• [GIVEN INFORMATION]
|---|
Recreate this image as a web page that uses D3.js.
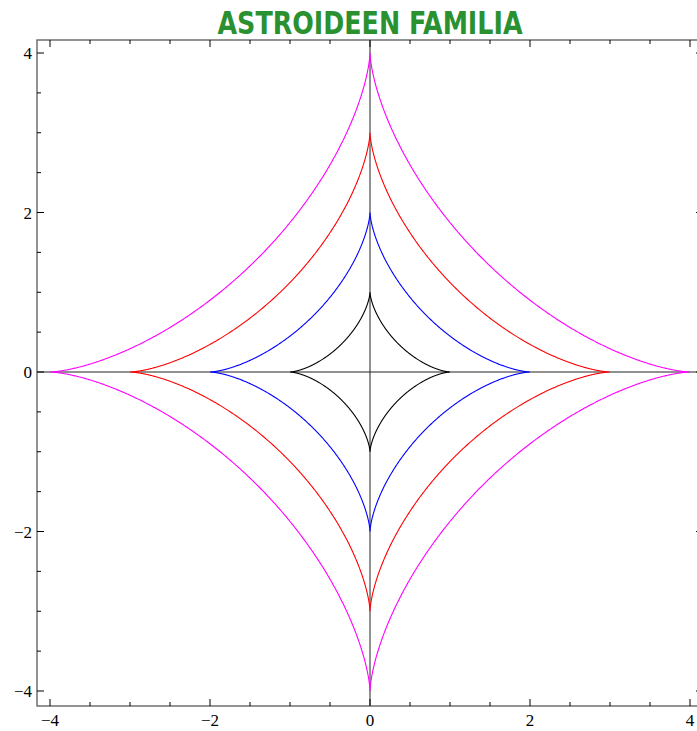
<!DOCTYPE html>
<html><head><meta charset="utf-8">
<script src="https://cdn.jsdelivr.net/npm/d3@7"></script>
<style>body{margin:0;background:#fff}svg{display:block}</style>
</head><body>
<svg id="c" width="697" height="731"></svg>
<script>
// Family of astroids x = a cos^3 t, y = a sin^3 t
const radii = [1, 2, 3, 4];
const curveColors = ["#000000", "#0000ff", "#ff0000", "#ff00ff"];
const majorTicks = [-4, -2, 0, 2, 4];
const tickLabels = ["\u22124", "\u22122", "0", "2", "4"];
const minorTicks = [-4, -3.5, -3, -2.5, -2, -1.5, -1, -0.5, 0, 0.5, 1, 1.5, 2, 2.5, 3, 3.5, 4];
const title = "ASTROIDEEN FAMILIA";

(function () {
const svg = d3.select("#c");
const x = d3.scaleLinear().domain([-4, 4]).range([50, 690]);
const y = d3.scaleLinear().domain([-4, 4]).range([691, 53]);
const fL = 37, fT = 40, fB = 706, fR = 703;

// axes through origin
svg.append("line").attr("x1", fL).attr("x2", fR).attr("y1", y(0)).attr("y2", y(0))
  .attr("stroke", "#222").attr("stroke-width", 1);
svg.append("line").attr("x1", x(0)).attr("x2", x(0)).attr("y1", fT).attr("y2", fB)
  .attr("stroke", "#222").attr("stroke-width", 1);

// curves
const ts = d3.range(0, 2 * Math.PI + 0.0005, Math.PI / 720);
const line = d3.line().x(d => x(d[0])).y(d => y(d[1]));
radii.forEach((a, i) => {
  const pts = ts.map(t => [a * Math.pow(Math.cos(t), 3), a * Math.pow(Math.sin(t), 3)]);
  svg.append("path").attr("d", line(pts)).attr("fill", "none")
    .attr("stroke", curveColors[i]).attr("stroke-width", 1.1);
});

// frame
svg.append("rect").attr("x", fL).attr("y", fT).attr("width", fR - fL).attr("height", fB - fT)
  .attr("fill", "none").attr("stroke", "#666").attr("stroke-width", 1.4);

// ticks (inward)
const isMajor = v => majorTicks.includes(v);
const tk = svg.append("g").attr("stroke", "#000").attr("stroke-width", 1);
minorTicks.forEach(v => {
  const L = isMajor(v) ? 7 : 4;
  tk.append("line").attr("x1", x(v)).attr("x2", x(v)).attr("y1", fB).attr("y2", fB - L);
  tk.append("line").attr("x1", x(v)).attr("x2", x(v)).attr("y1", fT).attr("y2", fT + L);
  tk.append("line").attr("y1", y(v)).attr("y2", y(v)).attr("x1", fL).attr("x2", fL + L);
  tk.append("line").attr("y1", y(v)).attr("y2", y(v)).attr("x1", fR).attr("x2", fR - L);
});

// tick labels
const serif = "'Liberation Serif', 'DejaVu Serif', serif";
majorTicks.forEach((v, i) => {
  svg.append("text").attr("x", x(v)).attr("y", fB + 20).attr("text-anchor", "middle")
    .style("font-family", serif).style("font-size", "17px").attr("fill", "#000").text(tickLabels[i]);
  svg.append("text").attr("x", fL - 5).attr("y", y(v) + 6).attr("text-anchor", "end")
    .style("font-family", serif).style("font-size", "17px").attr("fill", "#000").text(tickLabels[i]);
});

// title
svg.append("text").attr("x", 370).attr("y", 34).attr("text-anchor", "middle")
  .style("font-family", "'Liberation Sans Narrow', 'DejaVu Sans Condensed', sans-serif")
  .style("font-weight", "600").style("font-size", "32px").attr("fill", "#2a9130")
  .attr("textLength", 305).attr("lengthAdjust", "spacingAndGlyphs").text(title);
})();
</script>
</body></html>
|---|
• [STATED TASK] All the lines above are to be given again exactly as they read, with the pictures removed.

• [ANSWER TO THIS TASK]
Recreate this image as a web page that uses D3.js.
<!DOCTYPE html>
<html><head><meta charset="utf-8">
<script src="https://cdn.jsdelivr.net/npm/d3@7"></script>
<style>body{margin:0;background:#fff}svg{display:block}</style>
</head><body>
<svg id="c" width="697" height="731"></svg>
<script>
// Family of astroids x = a cos^3 t, y = a sin^3 t
const radii = [1, 2, 3, 4];
const curveColors = ["#000000", "#0000ff", "#ff0000", "#ff00ff"];
const majorTicks = [-4, -2, 0, 2, 4];
const tickLabels = ["\u22124", "\u22122", "0", "2", "4"];
const minorTicks = [-4, -3.5, -3, -2.5, -2, -1.5, -1, -0.5, 0, 0.5, 1, 1.5, 2, 2.5, 3, 3.5, 4];
const title = "ASTROIDEEN FAMILIA";

(function () {
const svg = d3.select("#c");
const x = d3.scaleLinear().domain([-4, 4]).range([50, 690]);
const y = d3.scaleLinear().domain([-4, 4]).range([691, 53]);
const fL = 37, fT = 40, fB = 706, fR = 703;

// axes through origin
svg.append("line").attr("x1", fL).attr("x2", fR).attr("y1", y(0)).attr("y2", y(0))
  .attr("stroke", "#222").attr("stroke-width", 1);
svg.append("line").attr("x1", x(0)).attr("x2", x(0)).attr("y1", fT).attr("y2", fB)
  .attr("stroke", "#222").attr("stroke-width", 1);

// curves
const ts = d3.range(0, 2 * Math.PI + 0.0005, Math.PI / 720);
const line = d3.line().x(d => x(d[0])).y(d => y(d[1]));
radii.forEach((a, i) => {
  const pts = ts.map(t => [a * Math.pow(Math.cos(t), 3), a * Math.pow(Math.sin(t), 3)]);
  svg.append("path").attr("d", line(pts)).attr("fill", "none")
    .attr("stroke", curveColors[i]).attr("stroke-width", 1.1);
});

// frame
svg.append("rect").attr("x", fL).attr("y", fT).attr("width", fR - fL).attr("height", fB - fT)
  .attr("fill", "none").attr("stroke", "#666").attr("stroke-width", 1.4);

// ticks (inward)
const isMajor = v => majorTicks.includes(v);
const tk = svg.append("g").attr("stroke", "#000").attr("stroke-width", 1);
minorTicks.forEach(v => {
  const L = isMajor(v) ? 7 : 4;
  tk.append("line").attr("x1", x(v)).attr("x2", x(v)).attr("y1", fB).attr("y2", fB - L);
  tk.append("line").attr("x1", x(v)).attr("x2", x(v)).attr("y1", fT).attr("y2", fT + L);
  tk.append("line").attr("y1", y(v)).attr("y2", y(v)).attr("x1", fL).attr("x2", fL + L);
  tk.append("line").attr("y1", y(v)).attr("y2", y(v)).attr("x1", fR).attr("x2", fR - L);
});

// tick labels
const serif = "'Liberation Serif', 'DejaVu Serif', serif";
majorTicks.forEach((v, i) => {
  svg.append("text").attr("x", x(v)).attr("y", fB + 20).attr("text-anchor", "middle")
    .style("font-family", serif).style("font-size", "17px").attr("fill", "#000").text(tickLabels[i]);
  svg.append("text").attr("x", fL - 5).attr("y", y(v) + 6).attr("text-anchor", "end")
    .style("font-family", serif).style("font-size", "17px").attr("fill", "#000").text(tickLabels[i]);
});

// title
svg.append("text").attr("x", 370).attr("y", 34).attr("text-anchor", "middle")
  .style("font-family", "'Liberation Sans Narrow', 'DejaVu Sans Condensed', sans-serif")
  .style("font-weight", "600").style("font-size", "32px").attr("fill", "#2a9130")
  .attr("textLength", 305).attr("lengthAdjust", "spacingAndGlyphs").text(title);
})();
</script>
</body></html>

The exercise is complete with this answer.